Master Nathaniel’s heart suddenly contracted; but he tried not to understand. “Things happening?” he said in a voice that he endeavored to make jocular. “I don’t think anything very much happens in Lud, does it?”
“All the things,” moaned Ranulph, “summer and winter, and days and nights. All the things!”
- from Lud-in-the-Mist by Hope Mirrlees
---
The book overall is a fantasy story about a town on the edge of Faerie which is Very Unimpressed By Such Outlandish Nonsense, and the interactions between the townspeople and the fantastic world right around the bend. It's quasi-Victorian? It was published in 1926, which I thought was kayfabe* at first because it seems strangely parodic and simultaneously un-stagey, in a weirdly modern way. But no, according to Wikipedia and Amazon, it actually was published in 1926. I still feel wary of being tricked.
Anyway, it's a keeper. Lately I have been checking the daily sales... well, daily, buying dang near anything that is under $2.99 and piques my interest. I have a sizeable backlog for the first time in a while.
Writing is going well. Cut about 10K retconned words, then wrote 6K more. By my estimates, there's about 29K more that needs to be either cut or heavily edited - most of the last quarter of the thing, as it stands now. But I believe in my edits! They are drastic, but the end result will be better.
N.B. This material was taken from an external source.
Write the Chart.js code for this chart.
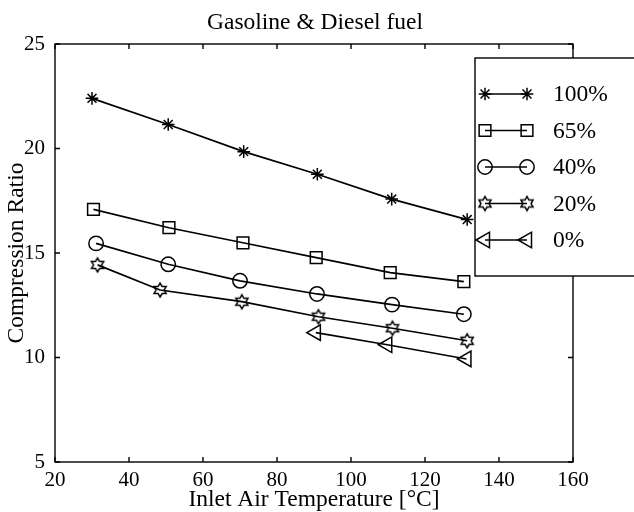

There are two more weeks till stats time, so I won't belabor that point too much.
* something which is fictional, but which you're supposed to pretend is real in real life in order to play along with fandom properly. Like pro wrestling, or those fans who insist(ed) that Sherlock Holmes is factual. To me it seemed like a book which was written more recently but pretended to be vintage.